Le salarié ensuite, qui doit prendre conscience qu’il est coresponsable de la situation dans laquelle il est : « il considère un peu le chef d’entreprise comme son père, ce qui induit des relations parfois complexes. Et si on passe la journée à faire la tête à son supérieur, il y a peu de chance que la situation s’améliore ».
Et ça tombe sous le sens, pour que le système fonctionne, chacun doit y mettre du sien, ce qui implique plusieurs étapes : la formation actuelle d’une méthode d’écoute du salarié qui protège aussi le syndicaliste, puis ultérieurement, un partage avec les organisations patronales, « comme cela s’est fait à Rennes entre le Medef et la CFE-CGC ».

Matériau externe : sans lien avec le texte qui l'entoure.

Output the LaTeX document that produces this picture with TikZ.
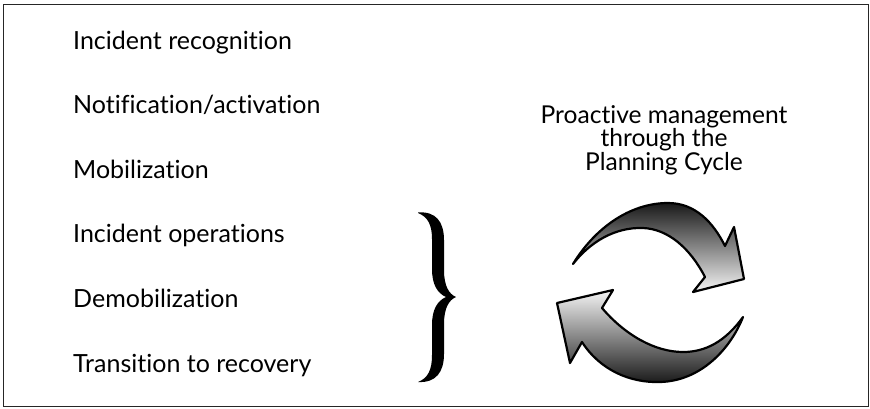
\documentclass[tikz,border=0pt]{standalone}
\usepackage{fontspec}
\setmainfont[Ligatures={NoCommon}]{Lato}

\tikzset{
  fase/.style={anchor=base west, inner sep=0pt, font=\fontsize{25}{27}\selectfont},
  titolo/.style={anchor=north, inner sep=0pt, align=center, font=\fontsize{24.6}{21.3}\selectfont},
  freccia/.style={draw=black, line width=2.2pt, line join=round, shading angle=60}
}

\begin{document}
\begin{tikzpicture}[x=1pt,y=-1pt]
        \useasboundingbox (0,0) rectangle (870,408);
        % Cornice
        \draw[line width=1.5pt, black!85] (3.5,4.5) rectangle (868.5,406.5);
        % Fasi
        \foreach \t [count=\i] in {Incident recognition,Notification/activation,Mobilization,Incident operations,Demobilization,Transition to recovery}
          \node[fase] (f\i) at (73,{49+64.6*(\i-1)}) {\t};
        % Graffa
        \fill (418,212.5) .. controls (436,211) and (444,222) .. (444,240)
          -- (444,270) .. controls (444,286) and (449,294) .. (456,297)
          .. controls (449,300) and (444,308) .. (444,324)
          -- (444,354) .. controls (444,372) and (436,383) .. (418,382)
          .. controls (428,378) and (432,370) .. (432,355)
          -- (432,325) .. controls (432,310) and (437,301) .. (446,297)
          .. controls (437,293) and (432,284) .. (432,269)
          -- (432,239) .. controls (432,225) and (428,217) .. (418,213) -- cycle;
        % Titolo
        \node[titolo] (ciclo) at (664,105) {Proactive management\\through the\\Planning Cycle};
        % Freccia alta
        \shade[freccia, top color=black!90, bottom color=gray!8]
          (573,264) .. controls (595,228) and (630,203) .. (668,203)
          .. controls (695,203) and (713,222) .. (725,246)
          -- (734,227) -- (744,279) -- (693,292) -- (705,277)
          .. controls (690,248) and (668,229) .. (643,228)
          .. controls (615,227) and (590,242) .. (573,264) -- cycle;
        % Freccia bassa
        \shade[freccia, top color=gray!8, bottom color=black!90]
          (743,317) .. controls (725,342) and (705,352) .. (683,352)
          .. controls (655,352) and (625,335) .. (602,308)
          -- (613,290) -- (557,303) -- (570,363) -- (582,342)
          .. controls (600,370) and (630,383) .. (660,382)
          .. controls (700,381) and (730,350) .. (743,317) -- cycle;
    \end{tikzpicture}
\end{document}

De la Caisse d’allocations familiales, de Mayotte Channel Gateway, de l’hôtel Sakouli, Kalo ou du conseil général, tous ont été ponctuels ce jeudi à Trévani. Une formation qui doit se traduire par une protection du syndicaliste et un bien-être du salarié qui, bien écouté, « va pouvoir se ‘reverticaliser’, se redresser », souhaite Robert Christopher.